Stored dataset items
+===+

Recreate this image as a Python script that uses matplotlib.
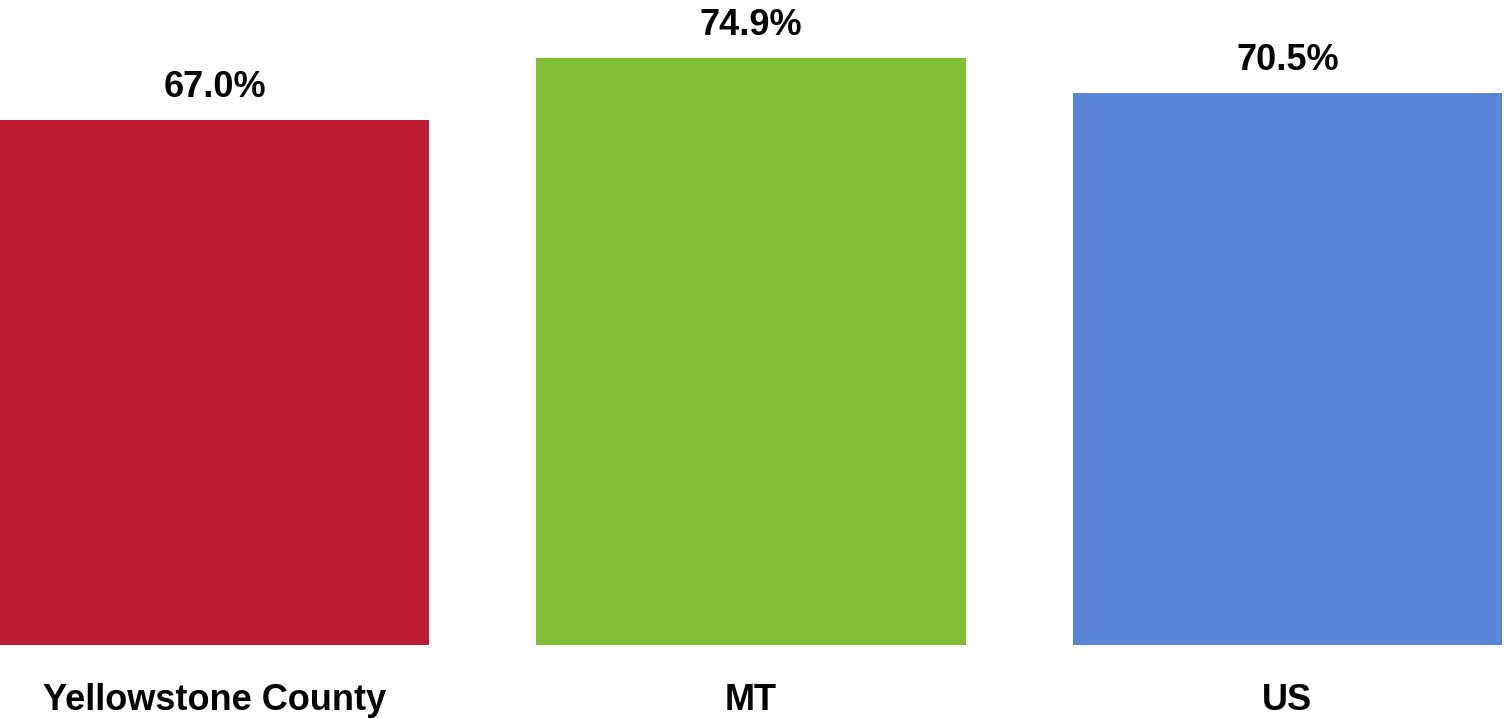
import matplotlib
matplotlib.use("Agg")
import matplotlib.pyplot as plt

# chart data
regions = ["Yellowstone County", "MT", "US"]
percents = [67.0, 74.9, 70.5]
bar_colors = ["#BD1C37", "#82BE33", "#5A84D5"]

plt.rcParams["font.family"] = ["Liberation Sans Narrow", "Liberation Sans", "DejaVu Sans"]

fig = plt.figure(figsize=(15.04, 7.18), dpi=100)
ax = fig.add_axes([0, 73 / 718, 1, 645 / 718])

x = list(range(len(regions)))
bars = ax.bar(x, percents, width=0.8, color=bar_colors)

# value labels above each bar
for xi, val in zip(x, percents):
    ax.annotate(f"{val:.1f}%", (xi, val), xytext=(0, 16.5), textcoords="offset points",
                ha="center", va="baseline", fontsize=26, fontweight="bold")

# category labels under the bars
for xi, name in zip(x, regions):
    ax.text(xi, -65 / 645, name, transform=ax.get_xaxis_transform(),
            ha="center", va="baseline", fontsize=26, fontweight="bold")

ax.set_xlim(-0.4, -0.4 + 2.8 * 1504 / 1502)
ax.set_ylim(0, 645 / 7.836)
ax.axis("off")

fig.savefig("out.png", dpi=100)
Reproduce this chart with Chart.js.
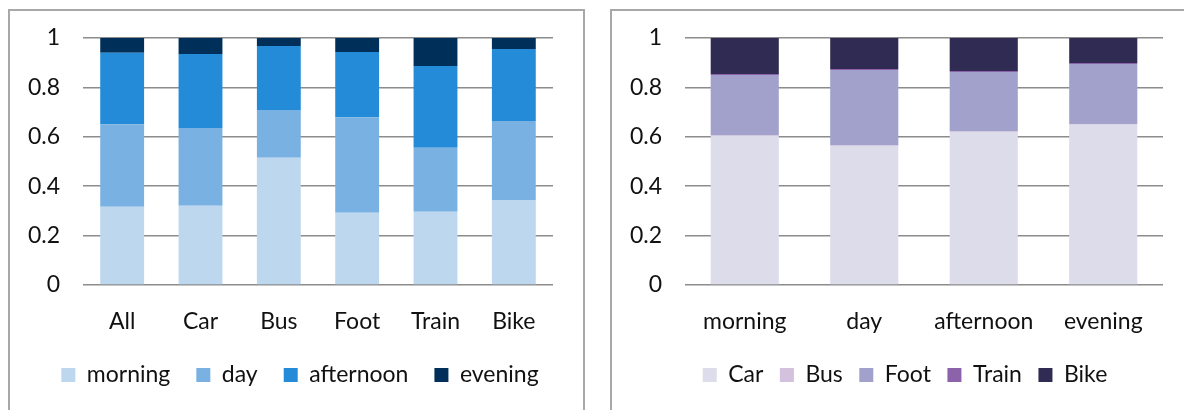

+===+

Pictures excluded, repeat exactly the lines from the top of the material through the line with "ax = fig.add_axes([0, 73", including both of those lines.

*Task output*:
Recreate this image as a Python script that uses matplotlib.
import matplotlib
matplotlib.use("Agg")
import matplotlib.pyplot as plt

# chart data
regions = ["Yellowstone County", "MT", "US"]
percents = [67.0, 74.9, 70.5]
bar_colors = ["#BD1C37", "#82BE33", "#5A84D5"]

plt.rcParams["font.family"] = ["Liberation Sans Narrow", "Liberation Sans", "DejaVu Sans"]

fig = plt.figure(figsize=(15.04, 7.18), dpi=100)
ax = fig.add_axes([0, 73 / 718, 1, 645 / 718])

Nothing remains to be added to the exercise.